### What the exercise asks
Your job is to return the lines between the line holding "Generate a Python" and the line holding "0.503, 0.423, 0.649]", inclusive, exactly and with no pictures.

=-=-=

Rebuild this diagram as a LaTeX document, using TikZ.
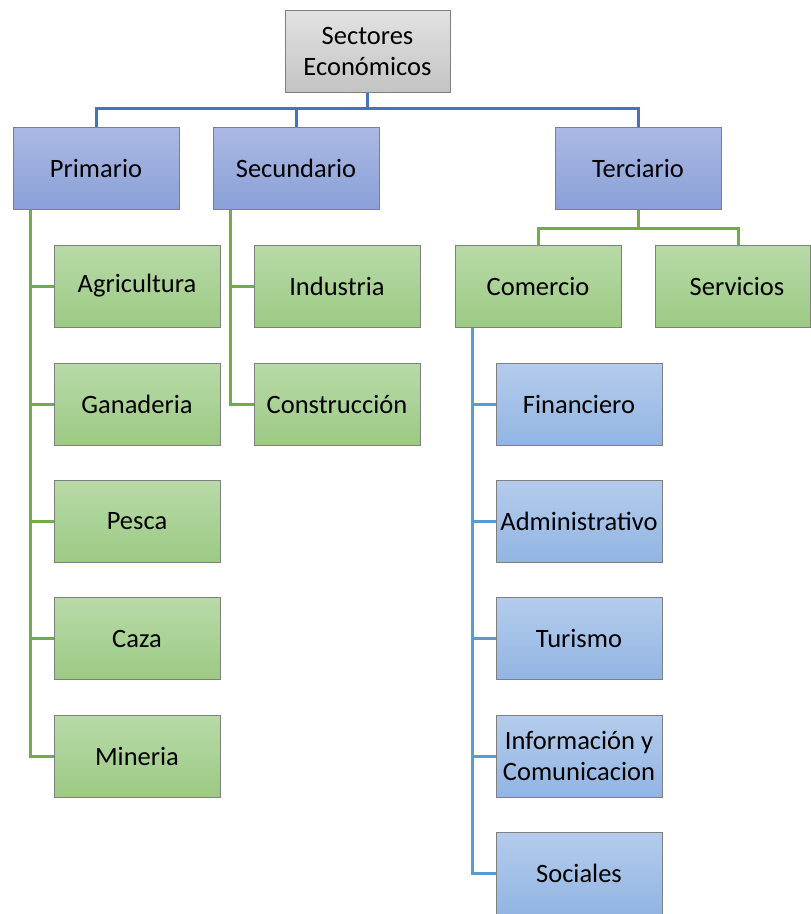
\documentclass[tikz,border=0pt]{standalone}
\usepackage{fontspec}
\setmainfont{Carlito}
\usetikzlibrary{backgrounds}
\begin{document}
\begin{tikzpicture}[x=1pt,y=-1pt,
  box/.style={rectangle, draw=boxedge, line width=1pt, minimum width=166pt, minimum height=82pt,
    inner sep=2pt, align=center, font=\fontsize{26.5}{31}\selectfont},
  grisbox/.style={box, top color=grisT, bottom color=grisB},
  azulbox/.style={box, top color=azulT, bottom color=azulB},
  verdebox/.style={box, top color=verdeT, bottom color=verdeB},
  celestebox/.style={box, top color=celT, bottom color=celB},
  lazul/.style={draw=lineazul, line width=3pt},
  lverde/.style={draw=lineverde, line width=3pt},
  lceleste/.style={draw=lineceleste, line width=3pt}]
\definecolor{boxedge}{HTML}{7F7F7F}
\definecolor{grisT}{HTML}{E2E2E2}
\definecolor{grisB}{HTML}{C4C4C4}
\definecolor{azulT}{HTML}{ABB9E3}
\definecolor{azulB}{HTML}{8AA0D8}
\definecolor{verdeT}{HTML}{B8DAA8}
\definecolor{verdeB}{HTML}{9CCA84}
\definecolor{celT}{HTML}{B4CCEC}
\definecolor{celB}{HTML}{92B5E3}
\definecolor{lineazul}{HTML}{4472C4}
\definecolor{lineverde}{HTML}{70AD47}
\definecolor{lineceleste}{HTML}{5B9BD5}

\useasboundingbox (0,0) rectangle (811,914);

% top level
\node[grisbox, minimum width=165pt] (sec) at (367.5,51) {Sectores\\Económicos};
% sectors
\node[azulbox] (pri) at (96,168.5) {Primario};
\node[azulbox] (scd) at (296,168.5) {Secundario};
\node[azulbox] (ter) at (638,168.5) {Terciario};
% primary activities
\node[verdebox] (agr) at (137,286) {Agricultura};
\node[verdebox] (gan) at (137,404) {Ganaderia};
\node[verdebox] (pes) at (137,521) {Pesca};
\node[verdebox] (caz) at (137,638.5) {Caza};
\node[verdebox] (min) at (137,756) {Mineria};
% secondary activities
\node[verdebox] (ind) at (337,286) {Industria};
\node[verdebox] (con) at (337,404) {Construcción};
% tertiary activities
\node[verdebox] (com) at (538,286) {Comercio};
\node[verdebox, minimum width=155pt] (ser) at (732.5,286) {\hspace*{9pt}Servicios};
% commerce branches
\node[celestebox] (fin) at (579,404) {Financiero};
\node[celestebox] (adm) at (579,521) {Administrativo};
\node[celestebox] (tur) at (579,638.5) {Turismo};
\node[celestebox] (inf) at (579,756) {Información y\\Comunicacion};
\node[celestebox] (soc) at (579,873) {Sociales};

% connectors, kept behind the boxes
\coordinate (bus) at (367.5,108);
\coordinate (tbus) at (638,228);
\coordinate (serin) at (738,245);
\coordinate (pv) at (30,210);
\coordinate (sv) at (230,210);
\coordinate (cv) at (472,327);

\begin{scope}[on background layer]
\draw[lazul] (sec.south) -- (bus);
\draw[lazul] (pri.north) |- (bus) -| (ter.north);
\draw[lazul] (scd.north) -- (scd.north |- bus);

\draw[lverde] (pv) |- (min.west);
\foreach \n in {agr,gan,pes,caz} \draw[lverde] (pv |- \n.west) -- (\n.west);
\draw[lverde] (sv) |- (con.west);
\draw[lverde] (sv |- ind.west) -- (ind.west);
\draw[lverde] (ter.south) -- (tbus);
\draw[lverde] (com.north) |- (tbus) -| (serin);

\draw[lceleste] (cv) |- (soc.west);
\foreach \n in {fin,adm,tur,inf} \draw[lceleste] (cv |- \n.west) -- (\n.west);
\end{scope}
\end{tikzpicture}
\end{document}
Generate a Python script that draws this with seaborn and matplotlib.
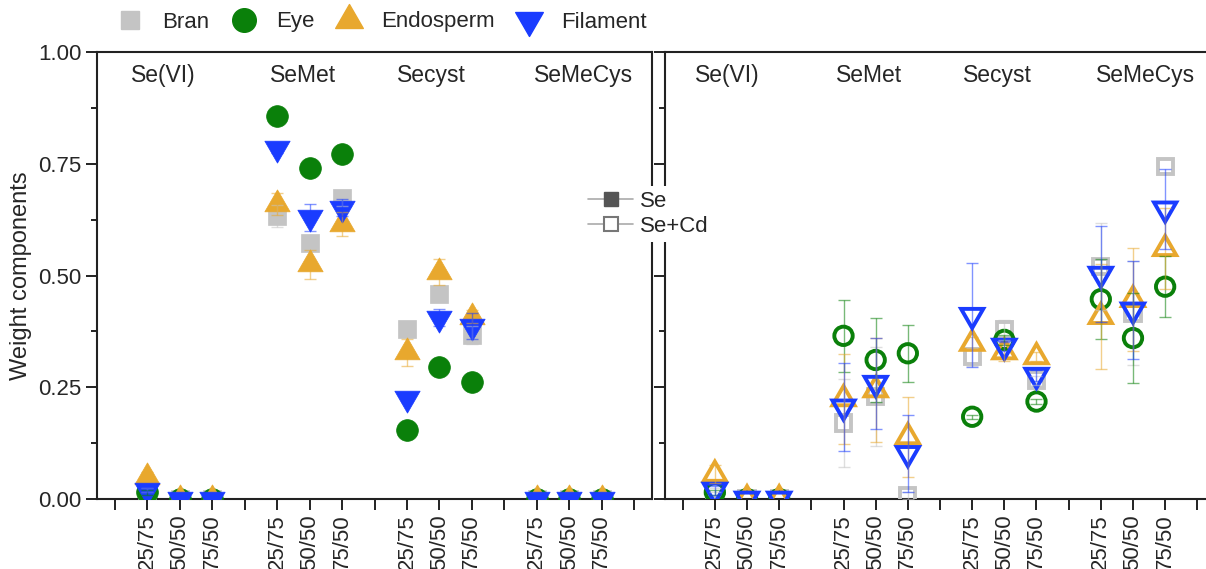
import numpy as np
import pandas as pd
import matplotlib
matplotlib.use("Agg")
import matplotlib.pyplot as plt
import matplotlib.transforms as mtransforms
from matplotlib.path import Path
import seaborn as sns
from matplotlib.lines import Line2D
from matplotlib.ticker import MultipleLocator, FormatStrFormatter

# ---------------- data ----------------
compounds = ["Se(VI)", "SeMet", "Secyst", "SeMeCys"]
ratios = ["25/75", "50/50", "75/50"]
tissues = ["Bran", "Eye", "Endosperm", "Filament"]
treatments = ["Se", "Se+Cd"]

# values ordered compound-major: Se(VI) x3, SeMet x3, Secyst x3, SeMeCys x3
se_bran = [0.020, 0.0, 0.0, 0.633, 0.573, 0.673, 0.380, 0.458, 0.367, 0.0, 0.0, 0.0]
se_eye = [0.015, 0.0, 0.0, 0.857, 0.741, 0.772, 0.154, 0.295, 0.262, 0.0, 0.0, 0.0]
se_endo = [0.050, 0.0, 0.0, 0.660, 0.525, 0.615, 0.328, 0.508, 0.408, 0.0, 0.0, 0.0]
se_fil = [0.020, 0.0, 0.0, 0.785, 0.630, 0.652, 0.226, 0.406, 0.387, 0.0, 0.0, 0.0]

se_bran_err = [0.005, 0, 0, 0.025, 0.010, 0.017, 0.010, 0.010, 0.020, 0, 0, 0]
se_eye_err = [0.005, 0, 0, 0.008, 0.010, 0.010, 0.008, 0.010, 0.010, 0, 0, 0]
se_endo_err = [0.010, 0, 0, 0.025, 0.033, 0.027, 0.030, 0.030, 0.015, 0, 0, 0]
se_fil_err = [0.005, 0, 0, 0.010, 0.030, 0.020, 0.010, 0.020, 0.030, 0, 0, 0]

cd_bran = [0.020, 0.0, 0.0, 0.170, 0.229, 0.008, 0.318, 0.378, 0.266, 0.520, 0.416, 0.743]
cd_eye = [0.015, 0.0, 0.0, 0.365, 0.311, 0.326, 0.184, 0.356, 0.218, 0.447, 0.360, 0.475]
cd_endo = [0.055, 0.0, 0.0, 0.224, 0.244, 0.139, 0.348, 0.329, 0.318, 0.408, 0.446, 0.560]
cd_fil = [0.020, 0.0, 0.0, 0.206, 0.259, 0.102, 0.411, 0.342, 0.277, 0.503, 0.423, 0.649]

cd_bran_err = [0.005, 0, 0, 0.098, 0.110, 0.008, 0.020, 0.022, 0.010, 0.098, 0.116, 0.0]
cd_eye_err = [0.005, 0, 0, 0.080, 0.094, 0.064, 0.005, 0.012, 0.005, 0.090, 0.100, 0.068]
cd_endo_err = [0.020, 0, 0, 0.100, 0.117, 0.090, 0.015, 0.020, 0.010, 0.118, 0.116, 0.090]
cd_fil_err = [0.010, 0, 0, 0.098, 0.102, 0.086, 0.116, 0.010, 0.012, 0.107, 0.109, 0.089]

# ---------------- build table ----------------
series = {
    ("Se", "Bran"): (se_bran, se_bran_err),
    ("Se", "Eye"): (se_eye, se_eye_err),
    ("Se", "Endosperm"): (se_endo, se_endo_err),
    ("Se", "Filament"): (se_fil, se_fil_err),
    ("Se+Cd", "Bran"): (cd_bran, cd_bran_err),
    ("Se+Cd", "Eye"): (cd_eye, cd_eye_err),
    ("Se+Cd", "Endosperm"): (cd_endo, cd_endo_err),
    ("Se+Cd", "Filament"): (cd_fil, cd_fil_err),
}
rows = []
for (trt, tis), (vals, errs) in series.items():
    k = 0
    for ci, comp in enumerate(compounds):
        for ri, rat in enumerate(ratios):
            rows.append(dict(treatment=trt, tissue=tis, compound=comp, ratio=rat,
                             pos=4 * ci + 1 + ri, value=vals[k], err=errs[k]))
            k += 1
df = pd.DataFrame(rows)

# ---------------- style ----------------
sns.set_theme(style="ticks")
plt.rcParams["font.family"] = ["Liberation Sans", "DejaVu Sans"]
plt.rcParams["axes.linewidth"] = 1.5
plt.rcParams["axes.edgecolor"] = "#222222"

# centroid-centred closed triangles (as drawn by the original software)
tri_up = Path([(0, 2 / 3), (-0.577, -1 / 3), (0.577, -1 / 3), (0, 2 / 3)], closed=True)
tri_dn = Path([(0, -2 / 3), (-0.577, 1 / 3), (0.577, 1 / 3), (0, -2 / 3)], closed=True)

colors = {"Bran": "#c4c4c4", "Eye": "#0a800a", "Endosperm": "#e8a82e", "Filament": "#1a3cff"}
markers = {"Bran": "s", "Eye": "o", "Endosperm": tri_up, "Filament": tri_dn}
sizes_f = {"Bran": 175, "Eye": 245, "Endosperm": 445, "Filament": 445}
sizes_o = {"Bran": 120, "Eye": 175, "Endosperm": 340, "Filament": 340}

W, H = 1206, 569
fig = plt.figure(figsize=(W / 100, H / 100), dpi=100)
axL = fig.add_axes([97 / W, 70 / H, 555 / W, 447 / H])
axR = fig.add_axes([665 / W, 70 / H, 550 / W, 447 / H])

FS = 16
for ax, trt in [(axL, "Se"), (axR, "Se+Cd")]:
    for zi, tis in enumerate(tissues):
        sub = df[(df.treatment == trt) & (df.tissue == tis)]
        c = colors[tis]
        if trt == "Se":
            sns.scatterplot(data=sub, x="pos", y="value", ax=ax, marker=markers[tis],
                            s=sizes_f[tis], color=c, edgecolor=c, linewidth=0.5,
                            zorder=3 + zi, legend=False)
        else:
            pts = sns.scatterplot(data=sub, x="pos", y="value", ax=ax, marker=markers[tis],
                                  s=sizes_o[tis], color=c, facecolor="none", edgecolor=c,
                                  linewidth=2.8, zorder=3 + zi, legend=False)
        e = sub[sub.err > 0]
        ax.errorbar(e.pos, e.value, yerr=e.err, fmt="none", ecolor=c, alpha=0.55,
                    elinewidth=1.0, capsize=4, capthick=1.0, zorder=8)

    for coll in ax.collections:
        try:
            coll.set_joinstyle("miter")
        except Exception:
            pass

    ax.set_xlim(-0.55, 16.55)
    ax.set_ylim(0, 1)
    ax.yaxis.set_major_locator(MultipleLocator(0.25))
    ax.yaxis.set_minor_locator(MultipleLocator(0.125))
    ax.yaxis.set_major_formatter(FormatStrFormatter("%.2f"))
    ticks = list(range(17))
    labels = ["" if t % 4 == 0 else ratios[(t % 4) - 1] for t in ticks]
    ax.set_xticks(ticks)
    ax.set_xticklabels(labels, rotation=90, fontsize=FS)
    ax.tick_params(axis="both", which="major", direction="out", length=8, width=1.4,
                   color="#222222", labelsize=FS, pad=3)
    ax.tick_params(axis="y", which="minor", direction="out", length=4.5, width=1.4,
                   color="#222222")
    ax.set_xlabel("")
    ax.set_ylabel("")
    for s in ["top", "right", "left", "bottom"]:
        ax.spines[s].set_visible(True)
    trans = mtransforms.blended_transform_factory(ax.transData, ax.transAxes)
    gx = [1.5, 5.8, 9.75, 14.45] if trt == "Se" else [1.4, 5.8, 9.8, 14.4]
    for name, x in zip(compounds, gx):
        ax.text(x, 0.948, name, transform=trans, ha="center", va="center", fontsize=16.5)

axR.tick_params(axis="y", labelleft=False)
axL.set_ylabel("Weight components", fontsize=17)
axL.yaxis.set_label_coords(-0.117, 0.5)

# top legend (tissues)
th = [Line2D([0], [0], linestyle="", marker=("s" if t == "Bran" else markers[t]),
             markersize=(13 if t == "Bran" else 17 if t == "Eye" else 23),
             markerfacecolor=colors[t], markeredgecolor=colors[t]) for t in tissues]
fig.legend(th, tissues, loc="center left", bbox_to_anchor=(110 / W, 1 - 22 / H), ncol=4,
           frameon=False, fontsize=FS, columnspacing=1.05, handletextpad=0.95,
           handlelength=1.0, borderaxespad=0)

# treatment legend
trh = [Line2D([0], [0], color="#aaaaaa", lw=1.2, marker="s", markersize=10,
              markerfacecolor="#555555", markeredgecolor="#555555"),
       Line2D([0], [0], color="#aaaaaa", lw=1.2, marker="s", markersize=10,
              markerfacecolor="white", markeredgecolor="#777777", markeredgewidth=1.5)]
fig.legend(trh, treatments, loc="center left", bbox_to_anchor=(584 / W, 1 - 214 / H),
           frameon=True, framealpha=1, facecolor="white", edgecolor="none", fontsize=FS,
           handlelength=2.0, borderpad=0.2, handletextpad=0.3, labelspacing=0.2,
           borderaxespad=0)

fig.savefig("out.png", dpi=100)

=-=-=

### Reply
Generate a Python script that draws this with seaborn and matplotlib.
import numpy as np
import pandas as pd
import matplotlib
matplotlib.use("Agg")
import matplotlib.pyplot as plt
import matplotlib.transforms as mtransforms
from matplotlib.path import Path
import seaborn as sns
from matplotlib.lines import Line2D
from matplotlib.ticker import MultipleLocator, FormatStrFormatter

# ---------------- data ----------------
compounds = ["Se(VI)", "SeMet", "Secyst", "SeMeCys"]
ratios = ["25/75", "50/50", "75/50"]
tissues = ["Bran", "Eye", "Endosperm", "Filament"]
treatments = ["Se", "Se+Cd"]

# values ordered compound-major: Se(VI) x3, SeMet x3, Secyst x3, SeMeCys x3
se_bran = [0.020, 0.0, 0.0, 0.633, 0.573, 0.673, 0.380, 0.458, 0.367, 0.0, 0.0, 0.0]
se_eye = [0.015, 0.0, 0.0, 0.857, 0.741, 0.772, 0.154, 0.295, 0.262, 0.0, 0.0, 0.0]
se_endo = [0.050, 0.0, 0.0, 0.660, 0.525, 0.615, 0.328, 0.508, 0.408, 0.0, 0.0, 0.0]
se_fil = [0.020, 0.0, 0.0, 0.785, 0.630, 0.652, 0.226, 0.406, 0.387, 0.0, 0.0, 0.0]

se_bran_err = [0.005, 0, 0, 0.025, 0.010, 0.017, 0.010, 0.010, 0.020, 0, 0, 0]
se_eye_err = [0.005, 0, 0, 0.008, 0.010, 0.010, 0.008, 0.010, 0.010, 0, 0, 0]
se_endo_err = [0.010, 0, 0, 0.025, 0.033, 0.027, 0.030, 0.030, 0.015, 0, 0, 0]
se_fil_err = [0.005, 0, 0, 0.010, 0.030, 0.020, 0.010, 0.020, 0.030, 0, 0, 0]

cd_bran = [0.020, 0.0, 0.0, 0.170, 0.229, 0.008, 0.318, 0.378, 0.266, 0.520, 0.416, 0.743]
cd_eye = [0.015, 0.0, 0.0, 0.365, 0.311, 0.326, 0.184, 0.356, 0.218, 0.447, 0.360, 0.475]
cd_endo = [0.055, 0.0, 0.0, 0.224, 0.244, 0.139, 0.348, 0.329, 0.318, 0.408, 0.446, 0.560]
cd_fil = [0.020, 0.0, 0.0, 0.206, 0.259, 0.102, 0.411, 0.342, 0.277, 0.503, 0.423, 0.649]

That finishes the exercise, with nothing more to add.